Lady Cai initially served as a concubine to Liu Biao. However, after the passing of Liu Biao's primary wife, Lady Chen, Lady Cai was elevated to the status of principal wife due to her role as the mother of Liu Cong. Later in the story, she conspired with Cai Mao to secure Liu Cong as the successor to Liu Biao, even plotting against Liu Qi and the guest general Liu Bei. These schemes ultimately ended in failure.

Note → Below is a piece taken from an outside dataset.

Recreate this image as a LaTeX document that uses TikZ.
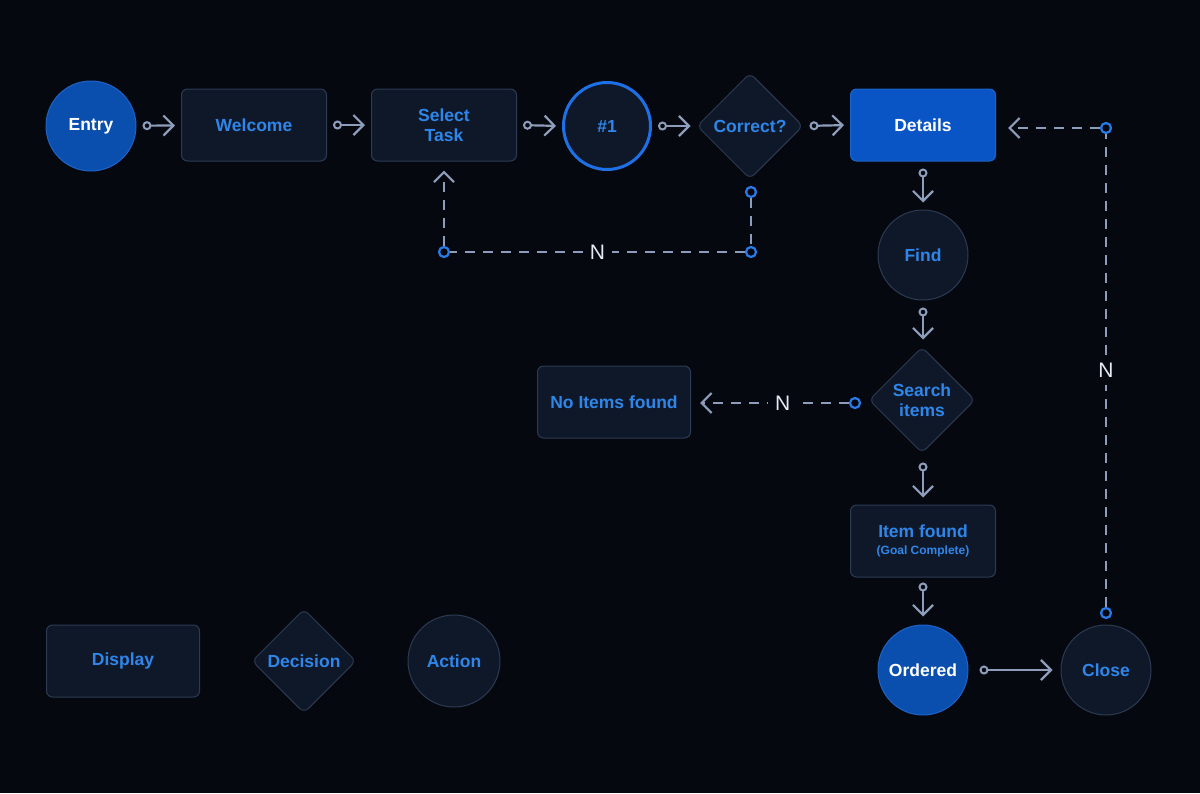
\documentclass[tikz,border=0pt]{standalone}
\usepackage{fontspec}
\setmainfont{Liberation Sans}
\usetikzlibrary{arrows.meta,shapes.geometric}
\definecolor{bg}{HTML}{05080F}
\definecolor{boxfill}{HTML}{0F1829}
\definecolor{boxline}{HTML}{2C3A52}
\definecolor{tblue}{HTML}{2F86EA}
\definecolor{bfill}{HTML}{0A4EAE}
\definecolor{bline}{HTML}{1D64C8}
\definecolor{dfill}{HTML}{0A55C6}
\definecolor{ring}{HTML}{1E70E6}
\definecolor{agray}{HTML}{8E9DBB}
\definecolor{dotblue}{HTML}{2A7BEA}
\definecolor{nwhite}{HTML}{E6EAF2}
\tikzset{
  lbl/.style={font=\bfseries\fontsize{17.5}{20}\selectfont, align=center},
  disp/.style={lbl, draw=boxline, fill=boxfill, rounded corners=6pt, minimum width=145pt, minimum height=72pt, line width=1pt, text=tblue},
  act/.style={lbl, circle, draw=boxline, fill=boxfill, minimum size=90pt, inner sep=0pt, line width=1pt, text=tblue},
  dec/.style={lbl, diamond, draw=boxline, fill=boxfill, minimum width=106pt, minimum height=106pt, inner sep=0pt, rounded corners=6pt, line width=1pt, text=tblue},
  bact/.style={act, fill=bfill, draw=bline, text=white},
  flow/.style={line width=2.2pt, draw=agray, {Circle[open,length=9pt,width=9pt,line width=2pt]}-{Straight Barb[length=10pt,width=20pt,line width=2.2pt]}},
  dashflow/.style={line width=2.2pt, draw=agray, dash pattern=on 10pt off 8pt},
  dashtip/.style={dashflow, -{Straight Barb[length=10pt,width=20pt,line width=2.2pt]}},
  dotc/.style={circle, draw=dotblue, line width=2.2pt, minimum size=10pt, inner sep=0pt, fill=bg},
  nlab/.style={font=\fontsize{21}{24}\selectfont, text=nwhite, fill=bg, inner sep=7pt}
}
\begin{document}
\begin{tikzpicture}[x=1pt,y=-1pt]
\fill[bg] (0,0) rectangle (1200,793);
\useasboundingbox (0,0) rectangle (1200,793);

% nodes
\node[bact] (entry) at (91,126) {Entry};
\node[disp] (welcome) at (254,125) {Welcome};
\node[disp] (select) at (444,125) {Select\\Task};
\node[act, draw=ring, line width=3pt, minimum size=87pt] (one) at (607,126) {\#1};
\node[dec] (correct) at (750,126) {Correct?};
\node[disp, fill=dfill, draw=bline, text=white] (details) at (923,125) {Details};
\node[act] (find) at (923,255) {Find};
\node[dec] (search) at (922,400) {Search\\items};
\node[disp, minimum width=153pt] (noitems) at (614,402) {No Items found};
\node[disp] (itemfound) at (923,541) {Item found\\[-3pt]{\fontsize{12}{13}\selectfont (Goal Complete)}};
\node[bact] (ordered) at (923,670) {Ordered};
\node[act] (close) at (1106,670) {Close};

% legend
\node[disp, minimum width=153pt] (display) at (123,661) {Display};
\node[dec, minimum width=104pt, minimum height=104pt] (decision) at (304,661) {Decision};
\node[act, minimum size=92pt] (action) at (454,661) {Action};

% solid connectors
\draw[flow, shorten <=6pt, shorten >=6pt] (entry) -- (welcome);
\draw[flow, shorten <=6pt, shorten >=6pt] (welcome) -- (select);
\draw[flow, shorten <=6pt, shorten >=6pt] (select.east) -- (one.west);
\draw[flow, shorten <=6pt, shorten >=6pt] (one.east) -- (correct.east -| correct.west);
\draw[flow, shorten <=6pt, shorten >=6pt] (correct.east) -- (details.west);
\draw[flow, shorten <=7pt, shorten >=7pt] (details) -- (find);
\draw[flow, shorten <=7pt, shorten >=7pt] (find) -- (search.north -| find.south);
\draw[flow, shorten <=9pt, shorten >=7pt] (search.south -| itemfound.north) -- (itemfound.north);
\draw[flow, shorten <=5pt, shorten >=8pt] (itemfound) -- (ordered);
\draw[flow, shorten <=11pt, shorten >=8pt] (ordered) -- (close);

% dashed: Correct? -> Select Task
\node[dotc] (c1) at (751,192) {};
\node[dotc] (c2) at (751,252) {};
\node[dotc] (c3) at (444,252) {};
\draw[dashflow] (c1) -- (c2);
\draw[dashflow] (c2) -- node[nlab] {N} (c3);
\draw[dashtip, shorten >=9pt] (c3) -- (select);

% dashed: Search items -> No Items found
\node[dotc] (s1) at (855,403) {};
\draw[dashtip, shorten >=9pt] (s1) -- node[nlab, pos=0.42] {N} (noitems.east |- s1);

% dashed: Close -> Details
\node[dotc] (k1) at (1106,613) {};
\node[dotc] (k2) at (1106,128) {};
\draw[dashflow] (k1) -- node[nlab, pos=0.5] {N} (k2);
\draw[dashtip, shorten >=12pt] (k2) -- (details.east |- k2);
\end{tikzpicture}
\end{document}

Following Liu Biao's death, Lady Cai and Liu Cong fabricated a fraudulent document to secure Liu Cong's appointment as governor. However, their deceitful scheme proved short-lived as word spread that Cao Cao's army was advancing towards Jing. Lady Cai overheard her son conferring with his advisors and urgently urged him to heed their counsel and surrender. Following a meeting with Cao Cao, she and Liu Cong were resettled in Qing Province in the northern regions of China. En route to their new destination, they met their demise at the hands of Yu Jin, who had been instructed by Cao Cao to carry out their assassination.

== Sources ==

- Chen, Shou (3rd century). Records of the Three Kingdoms (Sanguozhi).
- de Crespigny, Rafe (2007). "A Biographical Dictionary of Later Han to the Three Kingdoms 23-220 AD"
- Pei, Songzhi (5th century). Annotated Records of the Three Kingdoms (Sanguozhi zhu).